┌──

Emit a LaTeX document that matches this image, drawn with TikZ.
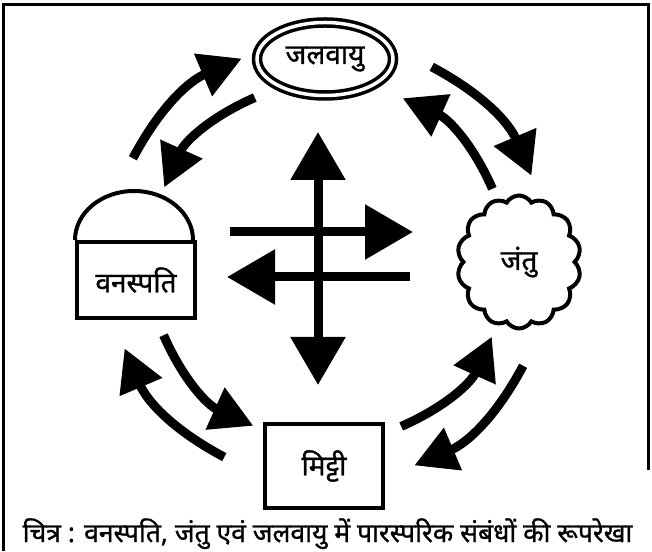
\documentclass[tikz,border=0pt]{standalone}
\usepackage{fontspec}
\newfontfamily\hindi[Script=Devanagari,FakeBold=1.0]{Noto Sans}
\usetikzlibrary{arrows.meta,shapes.geometric,shapes.symbols,calc}

\begin{document}
\begin{tikzpicture}[x=1pt,y=1pt]

%
% Styles
%
\tikzset{
  hinditext/.style={font=\hindi\bfseries\fontsize{28}{32}\selectfont},
  thingbox/.style={rectangle,draw,line width=4pt,inner sep=0pt,hinditext},
  ringarrow/.style={line width=9pt,-{Triangle[length=42pt,width=44pt]}},
  bigtip/.tip={Triangle[length=48pt,width=53pt]},
  crossarrow/.style={line width=9pt}
}

\useasboundingbox (0,0) rectangle (652,551);

% frame
\draw[line width=3pt] (3,0) -- (3,546) -- (648,546) -- (648,81);

% the four things
\node[ellipse,draw,double,double distance=3.5pt,line width=3.5pt,
      minimum width=136,minimum height=73,hinditext] (jalvayu) at (325,492) {जलवायु};
\node[thingbox,minimum width=118,minimum height=76] (vanaspati) at (136,271) {वनस्पति};
\draw[line width=4pt] (vanaspati.north west) arc[start angle=180,end angle=0,x radius=59,y radius=49];
\node[cloud,draw,line width=4pt,cloud puffs=14,cloud puff arc=120,aspect=0.93,
      minimum width=124,minimum height=133,hinditext] (jantu) at (519,289) {जंतु};
\node[thingbox,minimum width=118,minimum height=83] (mitti) at (324,85) {मिट्टी};

% ring of arrows
\coordinate (ring) at (328,289);
\foreach \a [count=\i] in {0,90,180,270} {
  \coordinate (os\i) at ($(ring)+(-\a-28:221)$);
  \coordinate (oe\i) at ($(ring)+(-\a-67:221)$);
  \coordinate (is\i) at ($(ring)+(-\a-66:180)$);
  \coordinate (ie\i) at ($(ring)+(-\a-24.5:180)$);
  \draw[ringarrow] (os\i) to[bend left=19.5] (oe\i);
  \draw[ringarrow] (is\i) to[bend right=21] (ie\i);
}

% cross in the middle
\coordinate (vtop) at (318,419);
\coordinate (vbot) at (318,166);
\coordinate (rtail) at (230,319);
\coordinate (rhead) at (413,319);
\coordinate (ltail) at (410,274);
\coordinate (lhead) at (227,274);
\draw[crossarrow,bigtip-bigtip] (vbot) -- (vtop);
\draw[crossarrow,-bigtip] (rtail) -- (rhead);
\draw[crossarrow,-bigtip] (ltail) -- (lhead);

% caption
\node[hinditext,font=\hindi\bfseries\fontsize{26.5}{30}\selectfont,anchor=base,inner sep=0pt] (caption) at (327.5,9)
  {चित्र : वनस्पति, जंतु एवं जलवायु में पारस्परिक संबंधों की रूपरेखा};

\end{tikzpicture}
\end{document}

└──

▶ SET TASK
Pictures are excluded; output everything else in the data verbatim.

▶ SOLUTION
Emit a LaTeX document that matches this image, drawn with TikZ.
\documentclass[tikz,border=0pt]{standalone}
\usepackage{fontspec}
\newfontfamily\hindi[Script=Devanagari,FakeBold=1.0]{Noto Sans}
\usetikzlibrary{arrows.meta,shapes.geometric,shapes.symbols,calc}

\begin{document}
\begin{tikzpicture}[x=1pt,y=1pt]

%
% Styles
%
\tikzset{
  hinditext/.style={font=\hindi\bfseries\fontsize{28}{32}\selectfont},
  thingbox/.style={rectangle,draw,line width=4pt,inner sep=0pt,hinditext},
  ringarrow/.style={line width=9pt,-{Triangle[length=42pt,width=44pt]}},
  bigtip/.tip={Triangle[length=48pt,width=53pt]},
  crossarrow/.style={line width=9pt}
}

\useasboundingbox (0,0) rectangle (652,551);

% frame
\draw[line width=3pt] (3,0) -- (3,546) -- (648,546) -- (648,81);

% the four things
\node[ellipse,draw,double,double distance=3.5pt,line width=3.5pt,
      minimum width=136,minimum height=73,hinditext] (jalvayu) at (325,492) {जलवायु};
\node[thingbox,minimum width=118,minimum height=76] (vanaspati) at (136,271) {वनस्पति};
\draw[line width=4pt] (vanaspati.north west) arc[start angle=180,end angle=0,x radius=59,y radius=49];
\node[cloud,draw,line width=4pt,cloud puffs=14,cloud puff arc=120,aspect=0.93,
      minimum width=124,minimum height=133,hinditext] (jantu) at (519,289) {जंतु};
\node[thingbox,minimum width=118,minimum height=83] (mitti) at (324,85) {मिट्टी};

% ring of arrows
\coordinate (ring) at (328,289);
\foreach \a [count=\i] in {0,90,180,270} {
  \coordinate (os\i) at ($(ring)+(-\a-28:221)$);
  \coordinate (oe\i) at ($(ring)+(-\a-67:221)$);
  \coordinate (is\i) at ($(ring)+(-\a-66:180)$);
  \coordinate (ie\i) at ($(ring)+(-\a-24.5:180)$);
  \draw[ringarrow] (os\i) to[bend left=19.5] (oe\i);
  \draw[ringarrow] (is\i) to[bend right=21] (ie\i);
}

% cross in the middle
\coordinate (vtop) at (318,419);
\coordinate (vbot) at (318,166);
\coordinate (rtail) at (230,319);
\coordinate (rhead) at (413,319);
\coordinate (ltail) at (410,274);
\coordinate (lhead) at (227,274);
\draw[crossarrow,bigtip-bigtip] (vbot) -- (vtop);
\draw[crossarrow,-bigtip] (rtail) -- (rhead);
\draw[crossarrow,-bigtip] (ltail) -- (lhead);

% caption
\node[hinditext,font=\hindi\bfseries\fontsize{26.5}{30}\selectfont,anchor=base,inner sep=0pt] (caption) at (327.5,9)
  {चित्र : वनस्पति, जंतु एवं जलवायु में पारस्परिक संबंधों की रूपरेखा};

\end{tikzpicture}
\end{document}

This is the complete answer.